Models for detecting earnings management typically rely on discretionary accruals, yet no systematic comparison of their relative performance existed before this study. The study compares the relative performance of competing discretionary‑accrual models by evaluating the specification and power of commonly used test statistics. The authors assess test‑statistic performance by measuring type‑I error rates on random firm‑year samples and on samples of firms with extreme financial performance, including SEC‑targeted firms and artificially manipulated firms.

Abstract

This paper evaluates alternative models for detecting earnings management. The paper restricts itself to models that assume the construct being managed is discretionary accruals, since such models are commonly used in the extant accounting literature.

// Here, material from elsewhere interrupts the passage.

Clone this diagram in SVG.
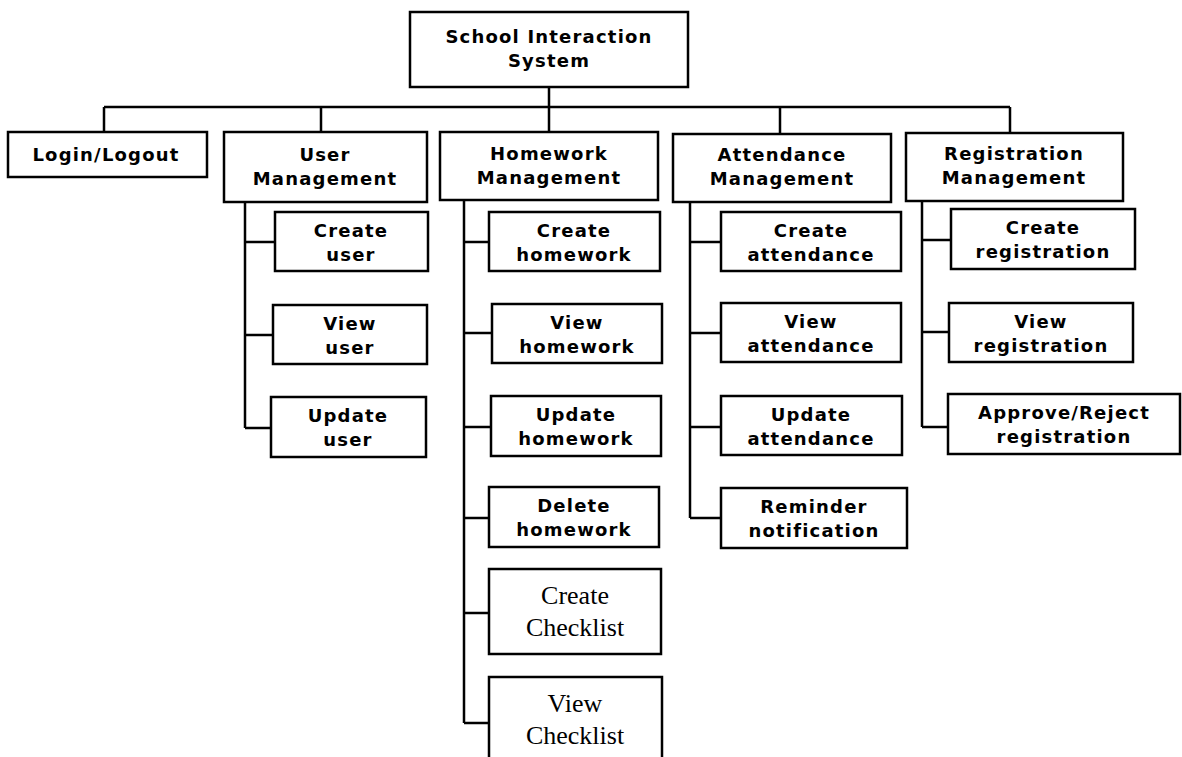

Existing models range from simple models in which discretionary accruals are measured as total accruals, to more sophisticated models that separate total accruals into a discretionary and a non-discretionary component. Prior to this paper, there had been no systematic evidence bearing on the relative performance of these alternative models at detecting earnings management. This paper evaluates the relative performance of the competing models by comparing the specification and power of commonly used test statistics across the measures of discretionary accruals generated by each model. The specification of the test statistics is evaluated by examining the frequency with which they generate type I errors for a random sample of firm-years and for samples of firm-years with extreme financial performance. We focus on samples with extreme financial performance because the stimuli investigated in previous research are frequently correlated with financial performance. The first sample of firms are targeted by the Securities and Exchange Commission for allegedly overstating annual earnings and the second sample is created by artificially introducing earnings management into a random sample of firms.